Representation isn’t just faces. It’s who decides what stories get told, who gets to question, who sets the tone. Asian Network Trending is designed to widen that lens, not narrow it.
What topics will the show cover?
Identity and belonging: balancing Britishness and South Asian heritage.
Mental health: breaking taboos in families.
Careers: that awkward "but why?" when you mention graphic design and the side hustle your parents call a hobby.
Relationships: the 'who's their family?' interrogation and the quiet terror before saying you're gay.
Community: the aunty and her "fairness cream" comments or the gap between your life and your grandparents' world.
Challenges and stakes
British South Asians aren’t all the same. Differences in religion, language, region, and class make their experiences varied and complex. Cover one slice and you alienate the rest. Go too safe and the younger audience won’t listen. Go too risky and conservative backlash is real.
Another big challenge: resources are tight.
Speech radio costs money: producers, researchers, fact checks.
Can it sustain deep conversations without cutting corners? That is the test.

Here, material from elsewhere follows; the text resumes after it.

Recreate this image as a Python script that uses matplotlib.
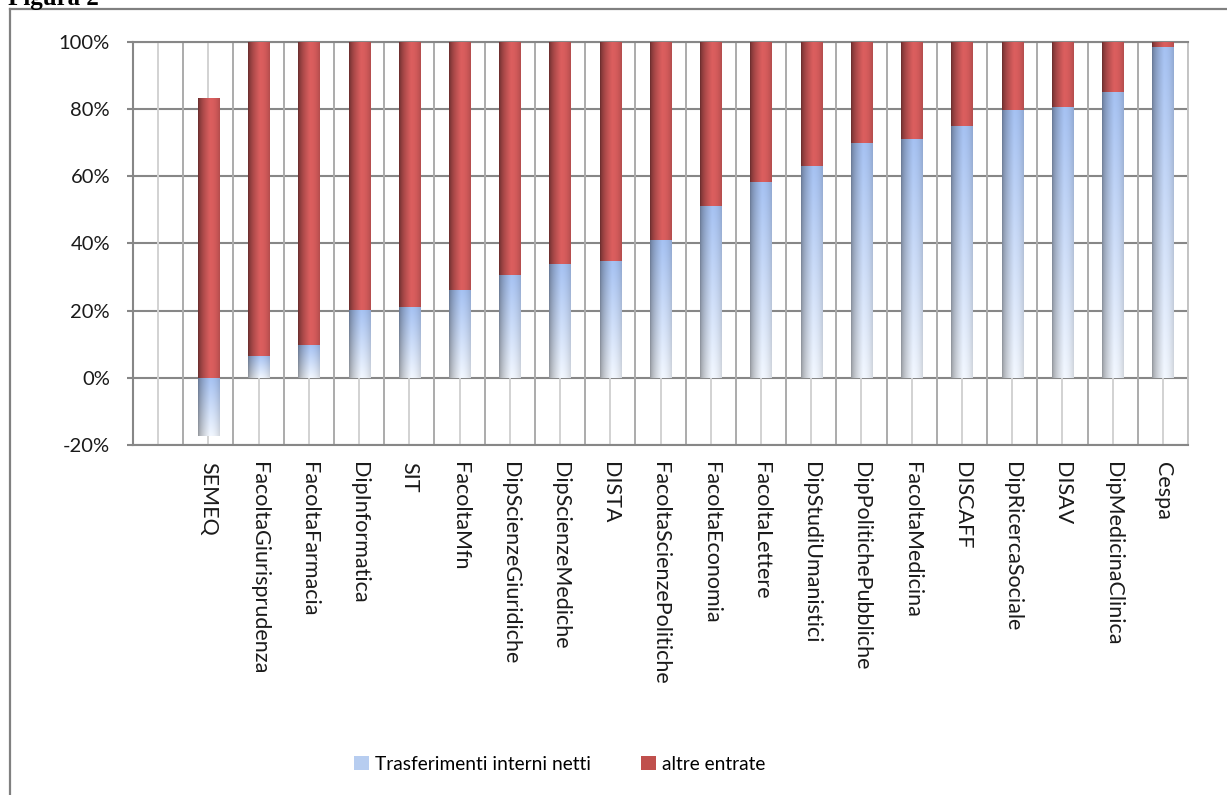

What could success look like?
Not just ratings. Real impact: young people hear themselves articulated, families spark conversations, new voices get a platform and ultimately policymakers listen. Even a single clip prompting debate online counts. The proof is in that engagement, in messy human response, not charts.
A mic, not a manifesto
This launch isn’t a cure-all. It’s a step, a loud, messy one. It hands the mic to people who mostly spoke filtered, cautious words. Let it stumble, argue, and surprise. Let it be uncomfortable. If it does that even sometimes, it has already done its job. Because for the first time, British Asian youth get to hear themselves, not through music, not as a statistic, but as real, living voices.